Sharanjeet Parmar, Human Rights Program, Harvard Law School/Namita Wahi, SJD Candidate, Harvard Law School (*)

Past decades have seen increased litigation on socio-economic rights in many countries. India has been a pioneer in this field, including litigation on the right to health. As health rights litigation grows in other countries, an examination of the Indian experience is warranted to ascertain and evaluate the factors behind such litigation as well as its impact on the formation of health policy and the delivery of health services.

Such an evaluation is particularly important since India’s performance on basic health indicators remains low when compared to similarly-situated developing countries. Ranked the fourth lowest in the world in terms of public spending on health as a percentage of GDP, the situation appears incongruent in light of India’s high rates of economic growth, and broader social justice commitments made by the government, including toward realization of the UN Millennium Development Goals.

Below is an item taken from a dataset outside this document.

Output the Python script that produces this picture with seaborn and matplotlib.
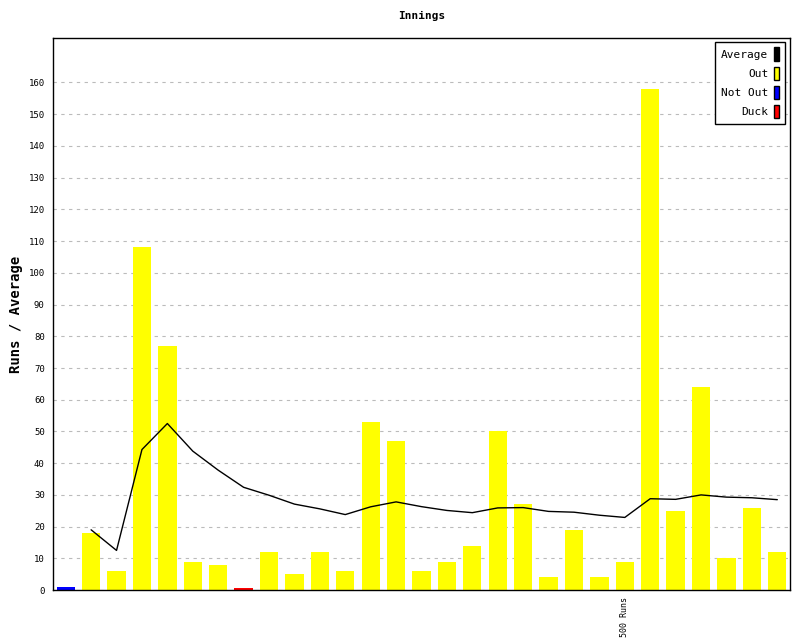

This paper seeks to identify the major contributions of health rights litigation towards the realization of the right to health in India. In so doing, it examines health rights litigation from the perspective of claims formation, adjudication, implementation and corresponding social outcomes to health rights litigation. Following this analysis, it appears that India’s health rights litigation has made important contributions to norm formation, ensuring access to justice for marginalised groups and creating/sustaining channels of communication and negotiation between affected groups and state actors to reach remedies that appear workable to all parties.

Indian courts have played a significant role in health rights litigation by recognizing basic goods and services as legally enforceable entitlements. Whether and how these developments result in measurable social outcomes will have to be considered more extensively over time as broad-based needs begin to be more systematically addressed by this litigation. However, court-imposed remedies remain insufficient to bring about systemic changes in health and economic policies needed at the macro level to deliver a basic standard of health services throughout the country.